Assembly elections 2012
Supporters of the Congress Party attend a rally with India's Prime Minister Manmohan Singh, ahead of state assembly elections, at Vasda village, about 345 km south of the western Indian city of Ahmedabad December 9, 2012.Reuters

Early trends of the Assembly election results on Thursday show Bharatiya Janata Party (BJP) taking the lead in Gujarat while losing out seats to rival Congress in Himachal Pradesh.

The counting of votes began around 8 am in 182 constituencies in Gujarat and 68 constituencies in Himachal Pradesh. Both states are ruled by the BJP.  

In Gujarat, the Narendra Modi-led party racked up 121 seats around 13:01 pm, raising expectations of another comfortable win. Several opinion surveys predict Modi to gain more seats than the 117 he managed in the 2007 elections. Winning the ongoing elections would mean a third term as chief minister for the BJP strongman.

Hours ahead of the announcement of the final results, celebrations of another imminent victory were held at the BJP office in Ahmedabad.

"Let us understand BJP is winning for the third time over and Congress is losing for the fifth time," said BJP spokesperson Nirmala Sitharaman, NDTV reported.

Congress spokesperson Abhishek Singhvi said, "Victory in Gujarat polls makes Narenda Modi unstoppable in the BJP. He is very important Chief Minister for BJP but that has nothing to do with his national acceptability."

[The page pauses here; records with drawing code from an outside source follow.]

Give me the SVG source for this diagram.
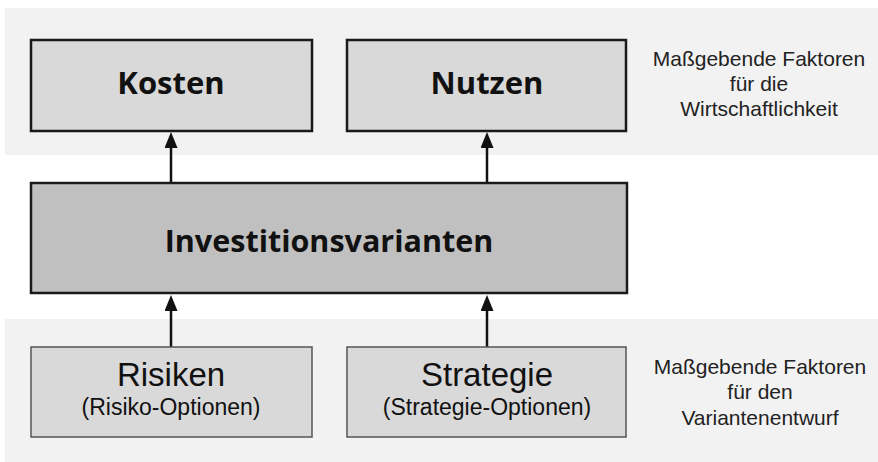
<svg xmlns="http://www.w3.org/2000/svg" width="878" height="462" viewBox="0 0 878 462">
<defs>
<style>
.band{fill:#f2f2f2}
.top{fill:#d9d9d9;stroke:#1a1a1a;stroke-width:2.5}
.mid{fill:#c0c0c0;stroke:#1a1a1a;stroke-width:2.5}
.bot{fill:#d9d9d9;stroke:#555;stroke-width:1.5}
.t{font-family:"Open Sans","Noto Sans",sans-serif;fill:#111;text-anchor:middle}
.r{font-family:"Liberation Sans",Arial,sans-serif;fill:#111;text-anchor:middle}
.b{font-weight:bold;font-size:31px}
.bm{font-weight:bold;font-size:30.5px}
.big{font-size:33px}
.sm{font-size:23px}
.side{font-size:21px;fill:#222}
.con{stroke:#111;stroke-width:2.5;fill:none;marker-end:url(#ah)}
</style>
<marker id="ah" viewBox="0 0 16 13" refX="0" refY="6.5" markerWidth="16" markerHeight="13" markerUnits="userSpaceOnUse" orient="auto">
<path d="M0,0 L16,6.5 L0,13 Z" fill="#111"/>
</marker>
</defs>
<rect class="band" x="5" y="8" width="873" height="147"/>
<rect class="band" x="5" y="319" width="873" height="143"/>
<g id="connectors">
<line class="con" x1="171" y1="183" x2="171" y2="148"/>
<line class="con" x1="487" y1="183" x2="487" y2="148"/>
<line class="con" x1="171" y1="347" x2="171" y2="311"/>
<line class="con" x1="487" y1="347" x2="487" y2="311"/>
</g>
<g id="kosten">
<rect class="top" x="31" y="40" width="281" height="91"/>
<text class="t b" x="171" y="94">Kosten</text>
</g>
<g id="nutzen">
<rect class="top" x="347" y="40" width="279" height="91"/>
<text class="t b" x="487" y="94">Nutzen</text>
</g>
<g id="investitionsvarianten">
<rect class="mid" x="31" y="183" width="596" height="110"/>
<text class="t bm" x="329" y="252">Investitionsvarianten</text>
</g>
<g id="risiken">
<rect class="bot" x="31" y="347" width="281" height="90"/>
<text class="r big" x="171" y="386">Risiken</text>
<text class="r sm" x="171" y="415">(Risiko-Optionen)</text>
</g>
<g id="strategie">
<rect class="bot" x="347" y="347" width="279" height="90"/>
<text class="r big" x="487" y="386">Strategie</text>
<text class="r sm" x="487" y="415">(Strategie-Optionen)</text>
</g>
<g id="label-top">
<text class="r side" x="759" y="66">Maßgebende Faktoren</text>
<text class="r side" x="759" y="91">für die</text>
<text class="r side" x="759" y="116">Wirtschaftlichkeit</text>
</g>
<g id="label-bottom">
<text class="r side" x="760" y="374">Maßgebende Faktoren</text>
<text class="r side" x="760" y="399">für den</text>
<text class="r side" x="760" y="425">Variantenentwurf</text>
</g>
</svg>
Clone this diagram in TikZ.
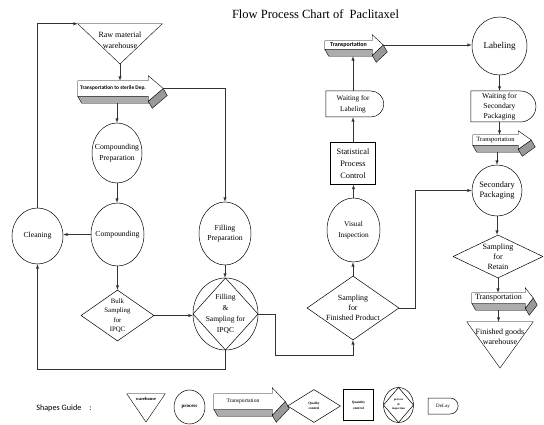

Congress is trailing behind with 57 seats in Gujarat but has already crossed the half-way mark in Himachal Pradesh with 36 seats compared to BJP's 26. Taking note of the declining tends for his party, Chief Minister Prem Kumar Dhumal, who was initially confident of securing a second term, appeared set for a defeat.

"Whatever people decide is good. It would be good if they support us, and good even if they don't. I will welcome the decision of people," he said when asked to react on the declining trends of his party's seat in Himachal Pradesh.

The state saw a high turnout of 74.70 percent in the Nov 4 elections, which the Congress said had indicated favour towards anti-incumbency. Since 1977, no party had ever served a second consecutive term in the government.